The main issue seems to be the ‘proven’ component, as giving bulletproof evidence of how much precipitation seeding can add remains elusive. The largest cloud seeding study to date, an eight-year, $10 million study — was released in March 2015 by the University of Wyoming. The results were indeed in line with previous studies — showing a potential increase in precipitation between 5 and 15 percent — but the devil was in the details, and the world’s curiosity was not sated.
The 5 to 15 percent figure only applied to precipitation from storms that had the proper seeding conditions, and the initial findings had the number around 3 percent, according to the executive summary of the study.
“We learned a lot from the Wyoming study, but what it didn’t do was come up with definitive proof.
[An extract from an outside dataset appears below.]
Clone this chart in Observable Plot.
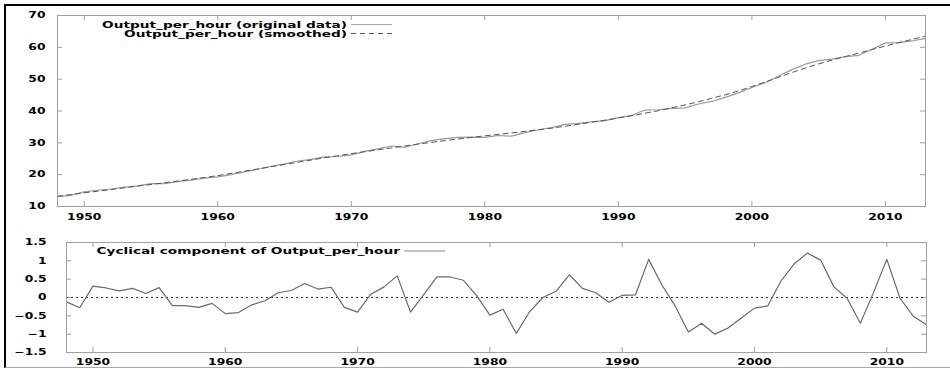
<!DOCTYPE html>
<html><head><meta charset="utf-8">
<script src="https://cdn.jsdelivr.net/npm/d3@7"></script>
<script src="https://cdn.jsdelivr.net/npm/@observablehq/plot@0.6"></script>
<style>
body{margin:0;background:#fff;}
#wrap{position:relative;width:950px;height:377px;overflow:hidden;background:#fff;}
#frame{position:absolute;left:4px;top:4px;width:980px;height:361px;border-top:2px solid #000;border-left:2px solid #000;border-bottom:1px solid #aaa;}
.panel{position:absolute;left:0;}
</style></head><body>
<div id="wrap"><div id="frame"></div><div id="topPanel" class="panel" style="top:0"></div><div id="botPanel" class="panel" style="top:228px"></div></div>
<script>
const years = [1948,1949,1950,1951,1952,1953,1954,1955,1956,1957,1958,1959,1960,1961,1962,1963,1964,1965,1966,1967,1968,1969,1970,1971,1972,1973,1974,1975,1976,1977,1978,1979,1980,1981,1982,1983,1984,1985,1986,1987,1988,1989,1990,1991,1992,1993,1994,1995,1996,1997,1998,1999,2000,2001,2002,2003,2004,2005,2006,2007,2008,2009,2010,2011,2012,2013];
const original = [13.1,13.5,14.6,15.1,15.5,16.1,16.5,17.2,17.2,17.8,18.3,18.9,19.3,20.0,20.9,21.7,22.6,23.4,24.3,24.8,25.6,25.7,26.2,27.3,28.1,29.0,28.6,29.7,30.7,31.3,31.7,31.8,31.7,32.3,32.1,33.2,34.1,34.8,35.8,36.1,36.6,37.0,37.9,38.6,40.3,40.4,40.8,41.0,42.2,43.0,44.3,45.7,47.4,48.9,51.0,53.0,54.7,55.8,56.3,57.1,57.5,59.4,61.4,61.5,62.0,62.8];
const smoothed = [13.2,13.75,14.3,14.8,15.3,15.85,16.4,16.9,17.45,18.0,18.55,19.1,19.7,20.4,21.1,21.8,22.5,23.2,23.9,24.6,25.3,25.95,26.6,27.2,27.8,28.4,29.0,29.6,30.15,30.7,31.2,31.7,32.2,32.65,33.1,33.6,34.1,34.6,35.2,35.8,36.5,37.1,37.8,38.5,39.3,40.1,41.0,41.9,42.9,44.0,45.1,46.3,47.7,49.1,50.6,52.1,53.5,54.8,56.0,57.1,58.2,59.3,60.4,61.5,62.5,63.5];
const cyclical = [-0.12,-0.28,0.31,0.26,0.18,0.25,0.11,0.27,-0.22,-0.22,-0.27,-0.16,-0.44,-0.41,-0.20,-0.09,0.13,0.19,0.38,0.23,0.28,-0.27,-0.40,0.09,0.29,0.59,-0.40,0.08,0.56,0.56,0.47,0.05,-0.48,-0.32,-0.98,-0.39,0.00,0.17,0.62,0.25,0.13,-0.13,0.06,0.07,1.04,0.34,-0.23,-0.94,-0.70,-1.00,-0.83,-0.56,-0.29,-0.23,0.45,0.92,1.21,1.02,0.29,-0.02,-0.70,0.14,1.04,-0.02,-0.51,-0.74];
const xTicks = [1950,1960,1970,1980,1990,2000,2010];
const topYTicks = [10,20,30,40,50,60,70];
const botYTicks = [-1.5,-1,-0.5,0,0.5,1,1.5];
const labelOriginal = "Output_per_hour (original data)";
const labelSmoothed = "Output_per_hour (smoothed)";
const labelCycle = "Cyclical component of Output_per_hour";

const FRAME = "#a0a0a0";
const STRETCH = 1.45;
const style = {fontFamily: "'DejaVu Sans', sans-serif", fontSize: "8.5px", fontWeight: "bold", color: "#000", background: "transparent", overflow: "visible"};
const numFmt = d => (d < 0 ? "\u2212" : "") + String(Math.abs(d));

// widen glyphs horizontally (called once the svg is in the DOM)
function stretchText(nodes, s) {
  nodes.forEach(t => {
    const w = t.getComputedTextLength();
    if (w > 0) {
      t.setAttribute("textLength", (w * s).toFixed(2));
      t.setAttribute("lengthAdjust", "spacingAndGlyphs");
    }
  });
}
function stretch(svg, s) {
  stretchText(svg.querySelectorAll('g[aria-label$="tick label"] text'), s);
  stretchText(svg.querySelectorAll('g.legend text'), 1.52);
}
function inwardTicks(xt, yt, pw, ph, len) {
  return [
    Plot.tickY(yt, {y: d => d, stroke: FRAME, insetRight: pw - len}),
    Plot.tickY(yt, {y: d => d, stroke: FRAME, insetLeft: pw - len}),
    Plot.tickX(xt, {x: d => d, stroke: FRAME, insetTop: ph - len}),
    Plot.tickX(xt, {x: d => d, stroke: FRAME, insetBottom: ph - len})
  ];
}
function legend(svg, items) {
  const g = d3.select(svg).append("g").attr("class", "legend").attr("font-family", "'DejaVu Sans', sans-serif").attr("font-weight", "bold").attr("font-size", "9px");
  items.forEach(it => {
    g.append("text").attr("text-anchor", "end").attr("dy", "0.35em")
      .attr("x", it.x).attr("y", it.y).text(it.text);
    g.append("line").attr("x1", it.x + 4).attr("x2", it.x + 45).attr("y1", it.y).attr("y2", it.y)
      .attr("stroke", it.stroke).attr("stroke-width", 1).attr("stroke-dasharray", it.dash || null);
  });
}

// Top panel
const tW = 950, tH = 228, tML = 57, tMR = 25, tMT = 15, tMB = 22;
const tPW = tW - tML - tMR, tPH = tH - tMT - tMB;
const topChart = Plot.plot({
  width: tW, height: tH, marginLeft: tML, marginRight: tMR, marginTop: tMT, marginBottom: tMB,
  style,
  x: {domain: [1948, 2013], ticks: xTicks, tickFormat: d => String(d), tickSize: 0, tickPadding: 7, label: null},
  y: {domain: [10, 70], ticks: topYTicks, tickFormat: numFmt, tickSize: 0, tickPadding: 12, label: null},
  marks: [
    ...inwardTicks(xTicks, topYTicks, tPW, tPH, 5),
    Plot.line(years, {x: d => d, y: (d, i) => original[i], stroke: "#9a9a9a", strokeWidth: 1.2}),
    Plot.line(years, {x: d => d, y: (d, i) => smoothed[i], stroke: "#555", strokeWidth: 1, strokeDasharray: "5,4"}),
    Plot.frame({stroke: FRAME})
  ]
});
legend(topChart, [
  {x: 347, y: 24.5, text: labelOriginal, stroke: "#aaa"},
  {x: 347, y: 33.5, text: labelSmoothed, stroke: "#555", dash: "5,4"}
]);
document.getElementById("topPanel").appendChild(topChart);
stretch(topChart, STRETCH);

// Bottom panel
const bW = 950, bH = 147, bML = 66, bMR = 24, bMT = 14, bMB = 23;
const bPW = bW - bML - bMR, bPH = bH - bMT - bMB;
const botChart = Plot.plot({
  width: bW, height: bH, marginLeft: bML, marginRight: bMR, marginTop: bMT, marginBottom: bMB,
  style,
  x: {domain: [1948, 2013], ticks: xTicks, tickFormat: d => String(d), tickSize: 0, tickPadding: 6, label: null},
  y: {domain: [-1.5, 1.5], ticks: botYTicks, tickFormat: numFmt, tickSize: 0, tickPadding: 20, label: null},
  marks: [
    ...inwardTicks(xTicks, botYTicks, bPW, bPH, 5),
    Plot.ruleY([0], {stroke: "#333", strokeDasharray: "2,3"}),
    Plot.line(years, {x: d => d, y: (d, i) => cyclical[i], stroke: "#6a6a6a", strokeWidth: 1.2}),
    Plot.frame({stroke: FRAME})
  ]
});
legend(botChart, [
  {x: 400, y: 23, text: labelCycle, stroke: "#888"}
]);
document.getElementById("botPanel").appendChild(botChart);
stretch(botChart, STRETCH);
</script>
</body></html>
It came up with acceptable results, but proof is incredibly difficult to show given the nature of cloud seeding,” said Hans Ahlness, who was involved in the study, and is the president of the Weather Modification Association.
The DRI carries out a variety of studies to better understand the impact of cloud seeding. They analyze the snowpack in the targeted areas for silver iodide levels, as well as study the structure of snowflakes. Usually, the crystal structure from cloud seeded snowflakes is different from that of natural flakes, and these studies help the DRI better understand the process and refine techniques.
Nevertheless, overall interest is increasing, largely due to the University of Wyoming study and the drought. The DRI is doing research into the possibility of using drones to more accurately disperse silver iodide, and may extend drone usage into the Tahoe area in the future.
“As long-term freshwater supplies continue to be stretched with an increasing population, cloud seeding will become an increased fixture in water management,” said Don Griffith, president of North American Weather Consultants, a private weather modification company based in Utah.